I guess a large question is, who are the nobles? I am not a historian, but my pop culture knowledge of the renaissance leads me to the conclusion that there is some form of nobility that would be interested in humanist philosophy, the artistic thrust of the time with its politicking and patronage. Also guilds, which neatly sidestep the species element entirely, if you're looking into that.

On a related note, Tolkien's portrayal of dwarves was obviously Semitic in nature, and carried through to a number of fantasy books, notably Terry Pratchett's, but where did the pop culture trope of dwarves being Scottish originate?

Absolutely agreed on these points, and worth developing. As far as the points brought up that I’m navigating through, I have a few thoughts.

To start, the dwarfs started out because I’m a huge fan of Chaos Dwarfs and love those huge-hat wearing beardos, but as I’m writing, I keep moving further from the idea. As much as allegory is possible in designing a game about miniatures, the central idea was to set them as a menace of capital and labor exploitation, with individuals looking to claim any resources and move them into “productive” ends. Changing them from a species to a philosophical background might make it easier: they went to exploit resources beneath the world, became further and further radicalized in ideals due to the conditions and occasional integration of other similar folks seeking resources, and eventually came to the conclusion of “all things are resources, thus all things can be owned and used in acquisition of resources and advancement, and thus all things must be so.”

Reading the above, and comparing to fash ideas and the hypothetical neckbeard who is “just asking questions”, it would be really dumb to use dwarfs because of the history of semitic coding in the genre. Pointing to an established connection to the above city and making it clear that this is not an inherent aspect, but rather something people signed up for and which is really, viscerally wrong can work. At the moment, they’re shelved beyond mechanic testing.

Nobility, at least in the context of this weird city, is handled both by hereditary wealth and the new exploitative capitalist class. A noble title is nothing more than a certain amount of wealth and recognition by peers - to give them a role, I think the philosophical argument aspect of powerful individuals in place of religion is my current direction. In a city where alternate times and historical city-ending events both have to have occurred (Because ”the Ruined City” implies both that it must be an existing city and that it must have experienced ruination), the nobility and governance exist primarily to push their version of history (and thus, reality) onto the populace.

Organization-wise, there’s a few major players that I’ve detailed out.
  • The Watch is how the City keeps working. As a bit of a riff on misunderstandings of quantum theory, they keep the city stable by patrolling under the light of special lanterns designed to trace out paths, but refuse to acknowledge that their actions do as much to keep the city as it is as the lanterns.
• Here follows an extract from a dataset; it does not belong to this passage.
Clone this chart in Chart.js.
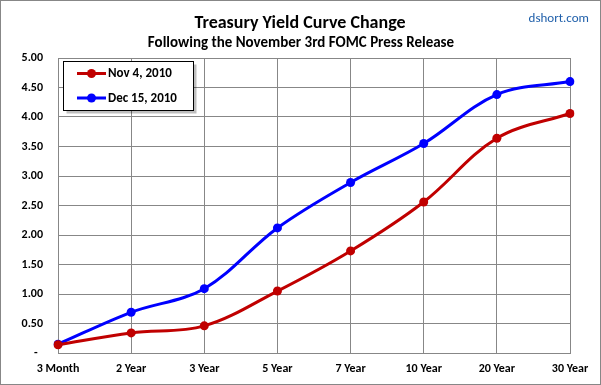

So, you can have districts that have waned into brutal enclaves because of a few bad guards while allowing for others to be heroic, because their job is patrolling and enforcing Law, which isn’t going to stay consistent when historical events and disasters may not be the same all the time.
  • Cults are based around worship of anything that isn’t a mainstream religion. Sure, they deal with extraplanar entities and have provable codes of conduct, but so do all (non-elf) religions. Again, the option of benign groups or evil cultists resting entirely with choice, rather than being inherent.
  • Purgitators are the remnants of a secret police set up in several (doomed) versions of the City. Essentially a conspiracy to determine a reason behind why these things happen, it’s turned into fanatics following a creed cobbled together from fragmented understanding and endlessly recycled and re-transmitted instructions in code. Think Witch Hunters in the inspiration, only explicitly a conspiracy that exists based on secondhand conspiracies.
  • The Hunt is really just because one of my players thought Bloodborne was sick as hell, so it’s kind of badly developed, but are basically your standard apocalyptic mob hoping to figure out the next disaster. Rather than being organized, they pop up randomly and very visibly, and hope to speed along the end with bloodshed.
  • Adventurers are what you’d expect: the kind of people who think that violence is acceptable against an ill-defined other so long as they can justify it to themselves and get money for it. Imagine adventuring parties (with obligatory hirelings and henchmen) and you have the idea.

As far as the unique challenges of minis games and worldbuilding: I’m restricted in terms of what exists and what I can sculpt, especially if I ever release it. Bearing in mind what exists commercially - as well as what I can get rights for in any pictures I take - is a major hurdle. The fungal undead have all either been hand-sculpted or done via major conversion work, for example, and I have queries out to numerous companies for permission to use models.